** Begin PROVIDED RECORDS **

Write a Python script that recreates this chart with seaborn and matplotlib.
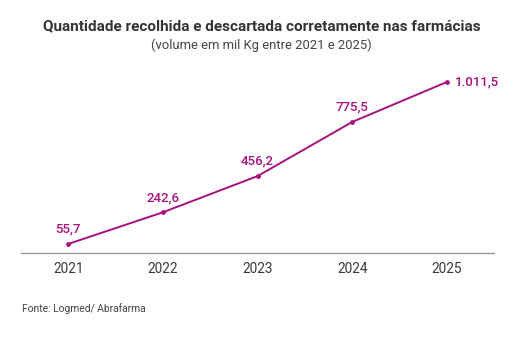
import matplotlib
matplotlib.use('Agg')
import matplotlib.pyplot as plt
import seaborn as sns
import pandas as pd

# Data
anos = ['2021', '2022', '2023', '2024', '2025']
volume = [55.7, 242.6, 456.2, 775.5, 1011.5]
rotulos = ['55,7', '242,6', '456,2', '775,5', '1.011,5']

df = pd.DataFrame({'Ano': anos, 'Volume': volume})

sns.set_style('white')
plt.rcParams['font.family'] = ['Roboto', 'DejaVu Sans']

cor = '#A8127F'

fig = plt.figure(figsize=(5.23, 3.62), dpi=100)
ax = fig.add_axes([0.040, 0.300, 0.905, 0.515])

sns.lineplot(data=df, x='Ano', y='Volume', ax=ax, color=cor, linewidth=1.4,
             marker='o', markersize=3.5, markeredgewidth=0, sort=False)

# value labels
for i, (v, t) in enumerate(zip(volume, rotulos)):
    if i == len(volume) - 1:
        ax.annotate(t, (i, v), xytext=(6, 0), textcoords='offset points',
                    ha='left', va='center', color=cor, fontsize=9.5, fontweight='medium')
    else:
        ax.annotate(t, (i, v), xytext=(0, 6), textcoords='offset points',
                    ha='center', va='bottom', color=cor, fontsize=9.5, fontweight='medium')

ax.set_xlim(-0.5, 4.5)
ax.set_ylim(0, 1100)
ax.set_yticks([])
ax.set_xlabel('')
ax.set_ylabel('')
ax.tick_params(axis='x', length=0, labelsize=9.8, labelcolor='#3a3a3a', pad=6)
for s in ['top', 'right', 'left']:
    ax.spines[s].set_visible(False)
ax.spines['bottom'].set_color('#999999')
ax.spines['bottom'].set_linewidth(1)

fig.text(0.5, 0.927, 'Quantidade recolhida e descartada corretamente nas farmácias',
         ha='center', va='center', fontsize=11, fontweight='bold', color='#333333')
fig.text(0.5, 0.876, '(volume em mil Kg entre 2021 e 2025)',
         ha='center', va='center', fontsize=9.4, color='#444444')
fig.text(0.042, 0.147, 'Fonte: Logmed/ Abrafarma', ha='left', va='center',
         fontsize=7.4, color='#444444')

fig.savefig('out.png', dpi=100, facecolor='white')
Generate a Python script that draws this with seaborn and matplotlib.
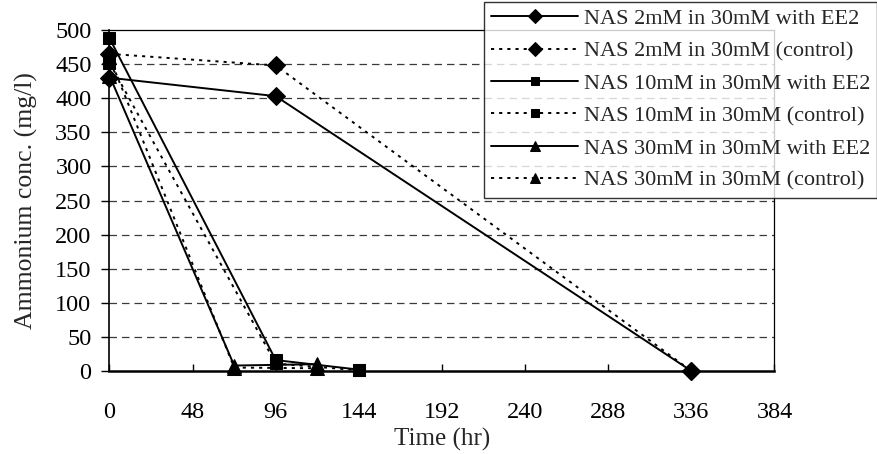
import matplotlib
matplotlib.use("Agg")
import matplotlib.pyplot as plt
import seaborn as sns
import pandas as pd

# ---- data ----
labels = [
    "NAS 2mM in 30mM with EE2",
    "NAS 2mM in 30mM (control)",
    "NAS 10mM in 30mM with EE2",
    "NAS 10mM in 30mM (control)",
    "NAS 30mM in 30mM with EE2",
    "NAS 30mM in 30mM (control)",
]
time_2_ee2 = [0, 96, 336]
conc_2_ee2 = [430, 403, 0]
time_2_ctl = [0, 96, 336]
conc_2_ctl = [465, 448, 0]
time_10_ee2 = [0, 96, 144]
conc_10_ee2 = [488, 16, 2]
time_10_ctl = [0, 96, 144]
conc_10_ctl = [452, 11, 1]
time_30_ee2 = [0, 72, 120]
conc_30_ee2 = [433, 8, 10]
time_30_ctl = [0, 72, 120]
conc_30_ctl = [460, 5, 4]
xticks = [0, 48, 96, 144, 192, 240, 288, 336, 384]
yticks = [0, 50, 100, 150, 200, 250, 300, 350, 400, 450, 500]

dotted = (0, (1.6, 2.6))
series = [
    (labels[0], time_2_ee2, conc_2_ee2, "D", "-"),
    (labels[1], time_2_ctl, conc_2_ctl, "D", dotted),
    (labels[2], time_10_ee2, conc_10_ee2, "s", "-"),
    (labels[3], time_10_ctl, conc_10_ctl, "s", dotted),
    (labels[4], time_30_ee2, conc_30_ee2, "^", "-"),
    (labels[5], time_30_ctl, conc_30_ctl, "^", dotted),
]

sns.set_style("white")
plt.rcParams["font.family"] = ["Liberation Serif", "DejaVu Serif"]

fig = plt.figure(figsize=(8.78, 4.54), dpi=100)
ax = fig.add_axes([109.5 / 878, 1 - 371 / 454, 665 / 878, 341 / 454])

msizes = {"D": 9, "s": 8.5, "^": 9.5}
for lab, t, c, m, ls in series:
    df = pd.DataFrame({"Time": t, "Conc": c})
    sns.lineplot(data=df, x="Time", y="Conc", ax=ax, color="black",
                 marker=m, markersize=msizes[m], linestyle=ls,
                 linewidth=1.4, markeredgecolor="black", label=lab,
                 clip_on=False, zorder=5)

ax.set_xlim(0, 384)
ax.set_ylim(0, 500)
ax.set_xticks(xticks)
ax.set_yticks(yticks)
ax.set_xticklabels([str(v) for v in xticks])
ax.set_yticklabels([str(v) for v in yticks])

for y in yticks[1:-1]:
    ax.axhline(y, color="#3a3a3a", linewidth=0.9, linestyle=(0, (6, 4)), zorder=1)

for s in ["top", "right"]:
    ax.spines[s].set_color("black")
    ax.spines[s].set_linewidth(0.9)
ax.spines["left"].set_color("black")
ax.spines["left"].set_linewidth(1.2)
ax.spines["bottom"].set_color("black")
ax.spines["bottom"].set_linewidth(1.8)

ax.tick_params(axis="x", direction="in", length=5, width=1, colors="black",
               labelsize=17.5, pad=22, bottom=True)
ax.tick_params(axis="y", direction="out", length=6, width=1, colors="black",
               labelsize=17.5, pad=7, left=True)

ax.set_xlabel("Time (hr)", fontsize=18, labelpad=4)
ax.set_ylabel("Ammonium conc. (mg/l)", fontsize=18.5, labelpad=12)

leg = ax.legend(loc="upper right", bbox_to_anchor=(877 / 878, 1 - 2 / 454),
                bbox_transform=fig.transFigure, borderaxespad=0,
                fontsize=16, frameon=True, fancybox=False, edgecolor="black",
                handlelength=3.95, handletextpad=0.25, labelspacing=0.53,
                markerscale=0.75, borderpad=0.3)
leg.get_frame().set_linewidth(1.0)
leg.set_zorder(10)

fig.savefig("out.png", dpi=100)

** End PROVIDED RECORDS **

→ **GIVEN REQUEST**
Return, please, the exact lines from the beginning of the entries above through the line containing "ax.spines['bottom'].set_linewidth(1)", both included; pictures are left out.

→ **FINAL ANSWER**
Write a Python script that recreates this chart with seaborn and matplotlib.
import matplotlib
matplotlib.use('Agg')
import matplotlib.pyplot as plt
import seaborn as sns
import pandas as pd

# Data
anos = ['2021', '2022', '2023', '2024', '2025']
volume = [55.7, 242.6, 456.2, 775.5, 1011.5]
rotulos = ['55,7', '242,6', '456,2', '775,5', '1.011,5']

df = pd.DataFrame({'Ano': anos, 'Volume': volume})

sns.set_style('white')
plt.rcParams['font.family'] = ['Roboto', 'DejaVu Sans']

cor = '#A8127F'

fig = plt.figure(figsize=(5.23, 3.62), dpi=100)
ax = fig.add_axes([0.040, 0.300, 0.905, 0.515])

sns.lineplot(data=df, x='Ano', y='Volume', ax=ax, color=cor, linewidth=1.4,
             marker='o', markersize=3.5, markeredgewidth=0, sort=False)

# value labels
for i, (v, t) in enumerate(zip(volume, rotulos)):
    if i == len(volume) - 1:
        ax.annotate(t, (i, v), xytext=(6, 0), textcoords='offset points',
                    ha='left', va='center', color=cor, fontsize=9.5, fontweight='medium')
    else:
        ax.annotate(t, (i, v), xytext=(0, 6), textcoords='offset points',
                    ha='center', va='bottom', color=cor, fontsize=9.5, fontweight='medium')

ax.set_xlim(-0.5, 4.5)
ax.set_ylim(0, 1100)
ax.set_yticks([])
ax.set_xlabel('')
ax.set_ylabel('')
ax.tick_params(axis='x', length=0, labelsize=9.8, labelcolor='#3a3a3a', pad=6)
for s in ['top', 'right', 'left']:
    ax.spines[s].set_visible(False)
ax.spines['bottom'].set_color('#999999')
ax.spines['bottom'].set_linewidth(1)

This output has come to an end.